Parents must nurture their children’s ability to be successful by giving them opportunities that allow them to step outside of their comfort zone yet are within their ability to be successful. It is so important to also acknowledge when children try new or hard things and validate the feelings of it being difficult and how they overcame it. There is power in celebrating overcoming hard things with our children to allow them to see how brave and courageous they can be when challenged to do so.
When kids try a new sport or participate in an activity, they do not know anyone or have never tried it before – this is courage. When kids stand up in front of a crowd and perform or read aloud in front of the class – this is courage. If they have a fear of heights and climb to the top of a big slide, that can take a tremendous amount of courage. It may look like small things to someone else, but for that child it may be conquering one of their biggest fears.
It is all about perspective and very individualized based on the child’s strengths and weaknesses. For many children, it can be the start of a new school year with the anticipation of a new class, new friends, new teacher, new expectations, etc. It is confronting the unknown that bonds us all and requires courage, no matter how old you are.
Tips to help encourage courage in children
- Communication. Building trust and a relationship where children feel comfortable to openly share about their feelings or passions can provide opportunities for parents to see times their child demonstrated bravery. Ask them how they felt using courage to overcome a fear? They may not realize they were brave, and you recognizing when they were can be a confidence boost.
- Observe. Perhaps you watch your child play sports or see them act in a play. Was there a moment you can pull out of your time watching your child that indicated bravery? Maybe the game went into overtime. Maybe the play had lighting or technical difficulties. Regardless of the adversity, what positive behavior did you see your child exhibit?
- Reminders. Repeated words of affirmation from a parent may be the positivity needed to muster courage to try in the face of fear. Building courage isn’t a one-and-done deal. It takes time and patience to build your child into a confident individual.
- Faith. Sometimes we must learn to control what we can control and leave what we cannot to God. It takes courage to accept what we cannot control and surrender the urge to avoid discomfort. This is a teaching moment with children about seasons of life and that tough times are generally temporary.
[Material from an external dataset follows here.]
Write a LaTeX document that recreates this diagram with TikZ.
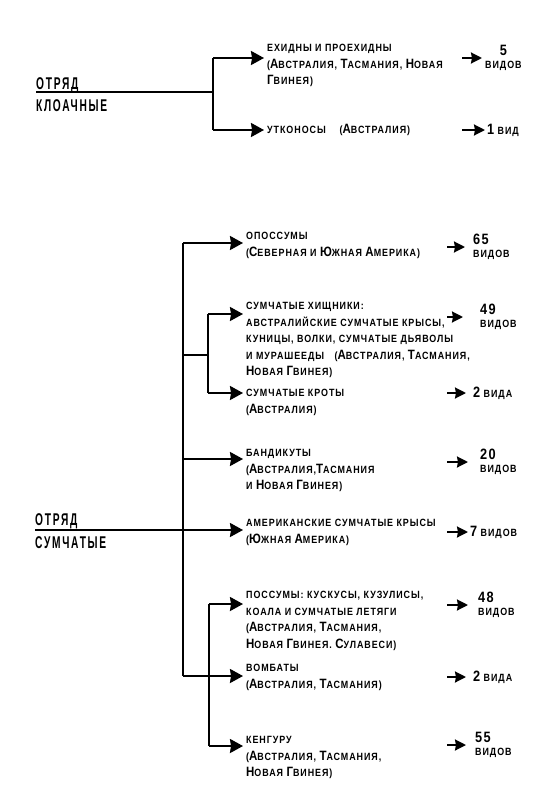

- Keep moving forward. Let’s say your child gives into fear instead of courage. The good news is they can have a do-over opportunity when the next situation arises where they can choose courage over fear. Remind them of their humanity. Remind them of your belief in their abilities to achieve. Most importantly, encourage them to keep moving forward and not to dwell on mistakes, which are really learning opportunities and a part of childhood on the path to adulthood.
- Practice makes perfect. Trying new things helps children discover their passions or God-given talents. It’s equally as valuable to learn what you don’t like as it is to learn what you do like. When you know what you do like, you can begin to nurture your child in his or her strengths in different ways.
- Celebrate uniqueness. Children observe their peers, parents and the world around them to learn. They may see someone else with talents in an area that is not their strength. Remind your children that everyone has different God gifts and to not be discouraged if theirs are different from friends or other children their age. Some people find their talents very early, while some of us discover them later in life.